Antonella Maria Rita Coppola è stata citata a giudizio dalla Procura, prima udienza fissata il 26 aprile. Tutto sarebbe partito da un esposto anonimo. Vigili del fuoco, Finanza e Asp hanno riscontrato una serie di inadempienze e ipotizzate multe per 70mila euro. La dirigente: «Qualcuno vuole colpirmi»
Marsala, a processo la preside del liceo classico Controlli evidenziano mancanze nella sicurezza
Omessa adozione di misure idonee a prevenire gli incendi, un portone per uscita di sicurezza chiuso, omesso adattamento della struttura al progetto che destinava parte del secondo piano a locali segreterie, omesse manutenzioni, mancati interventi necessari per garantire la sicurezza e la salute dei lavoratori, due scale non conformi alle norme e altro ancora. Sono dieci i capi d’imputazione contestati ad Antonella Maria Rita Coppola, 63 anni, dirigente del Liceo classico Giovanni XXIII di Marsala, per la quale la Procura ha disposto la citazione diretta a giudizio, contestando una serie di reati in materia di sicurezza sui luoghi di lavoro.

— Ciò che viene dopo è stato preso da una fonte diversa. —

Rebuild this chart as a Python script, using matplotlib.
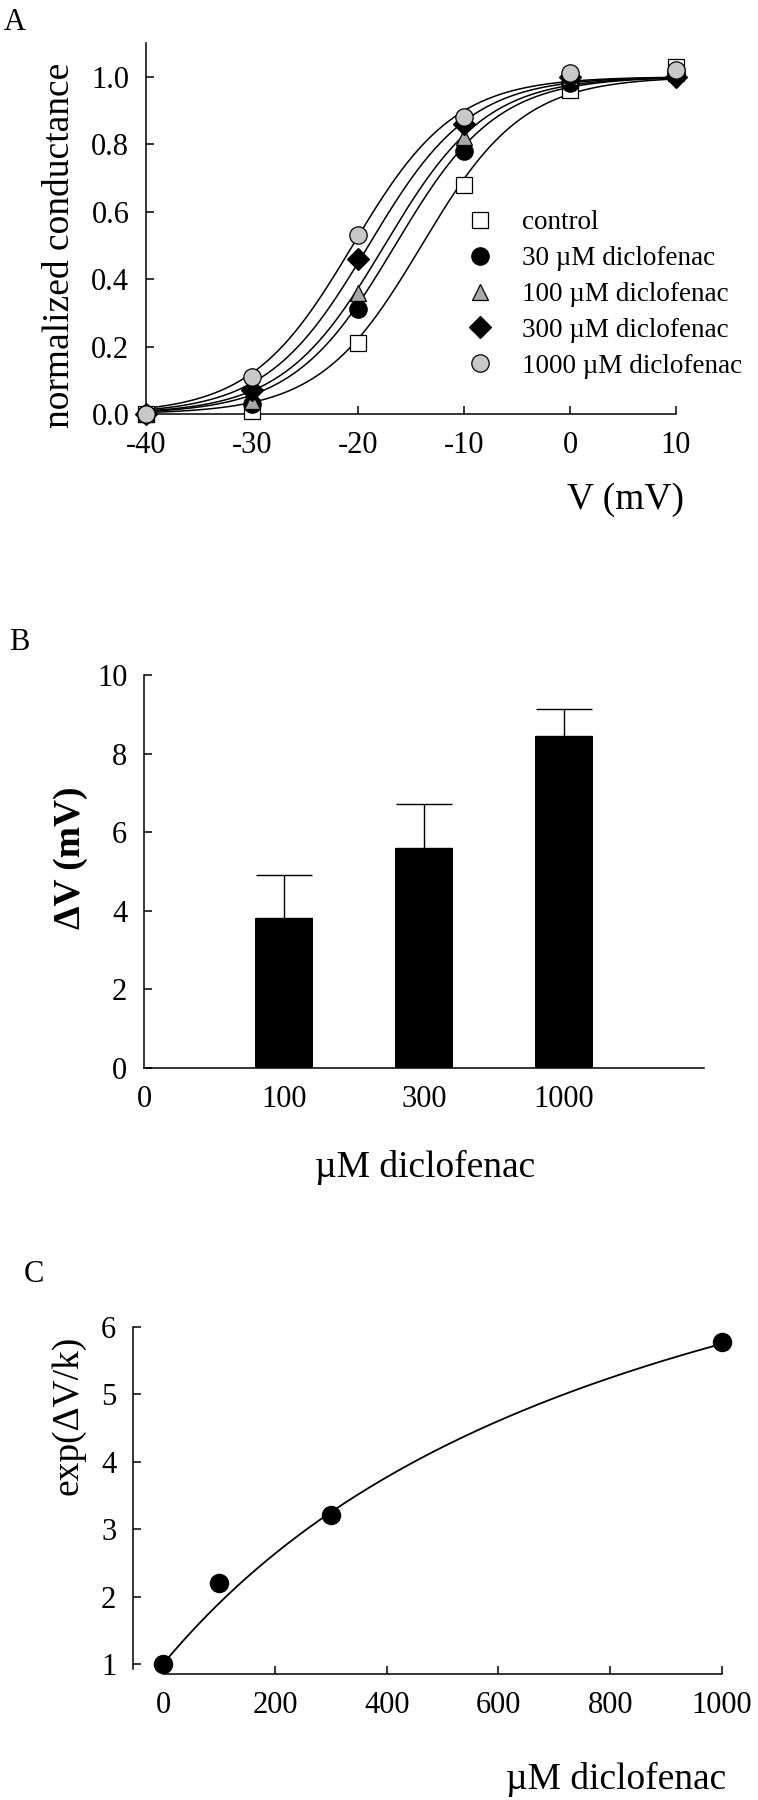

La prima udienza del processo, che si terrà davanti al giudice monocratico, è stata fissata per il 26 aprile. A sostenere l’accusa è il pubblico ministero Silvia Facciotti. Il procedimento a carico di Coppola è conseguenza di quanto emerso nel corso dei controlli effettuati nell’edificio scolastico (parte del cinquecentesco ex convento di Santo Stefano) dalla Guardia di finanza, nonché da funzionari dei vigili del fuoco e dell’Asp nel novembre 2015. Allora, la dirigente scolastica fu denunciata per aver omesso di adottare idonee misure per la prevenzione degli incendi e a tutela dell’incolumità di lavoratori.
In particolare, come si rileva adesso dall’atto di citazione a giudizio, mancava l’impianto di allarme con altoparlante, non era funzionante parte dell’impianto di illuminazione di sicurezza e uno dei portoni sulla strada sulla quale c’è l’ingresso della scuola (la stretta viuzza Eliodoro Lombardi) era completamente chiuso, mentre avrebbe dovuto garantire l’uscita d’emergenza. Tra le altre contestazioni, mosse anche dall’Asp, l’omesso adattamento della struttura al progetto approvato nel gennaio 2007, che destinava parte del secondo piano a locali segreterie (rilevati, invece, locali deposito materiali e archivio) e un locale del primo piano a laboratorio informatico; omesse manutenzioni, mancati interventi necessari per garantire la sicurezza e la salute dei lavoratori (in una stanza scaffali «non ancorati alla parete», umidità, pareti scrostate, etc.); omesse puliture di locali esterni necessarie per assicurare adeguate condizioni igieniche (rifiuti da smaltire accanto la scala antincendio); due scale non conformi alle norme; la designazione di un professionista come R.S.P.P., l’ingegnere Daniele Tranchida, secondo l’accusa privo dei necessari requisiti di legge; la mancata formazione dei lavoratori in materia di salute, sicurezza e primo soccorso e infine l’omessa rielaborazione e l’aggiornamento del documento di valutazione dei rischi dei locali di largo Figlioli.
Una serie di carenze e inadempienze per le quali, dopo il controllo, vigili del fuoco e Asp ipotizzarono multe per un totale di oltre 70mila euro. Allora, la dirigente scolastica affermò: «Sono rilievi di poco conto e comunque stiamo già provvedendo. La manutenzione straordinaria, però, spetta all’ex Provincia. Mi è stato detto che alla base di questo controllo c’è una segnalazione arrivata in Procura. Si tratta di qualche persona che vuole colpirmi».
L’indagine è scattata a seguito di un dettagliato esposto anonimo. Si sospetta che ad inviarlo sia stato qualche docente che in passato ha avuto dissapori con la preside. E su questo puntano i difensori di quest’ultima. Resta però quanto hanno rilevato Guardia di finanza, vigili del fuoco e Asp. Una serie di problemi che hanno portato la Coppola sotto processo, che si sarebbe potuto evitare pagando una multa di circa 16mila euro. Ma la preside non ha voluto pagare. A difenderla, in Tribunale, sarà l’avvocato Salvatore Errera. Oggi alle 12 la preside terrà una conferenza stampa per difendersi dalle accuse.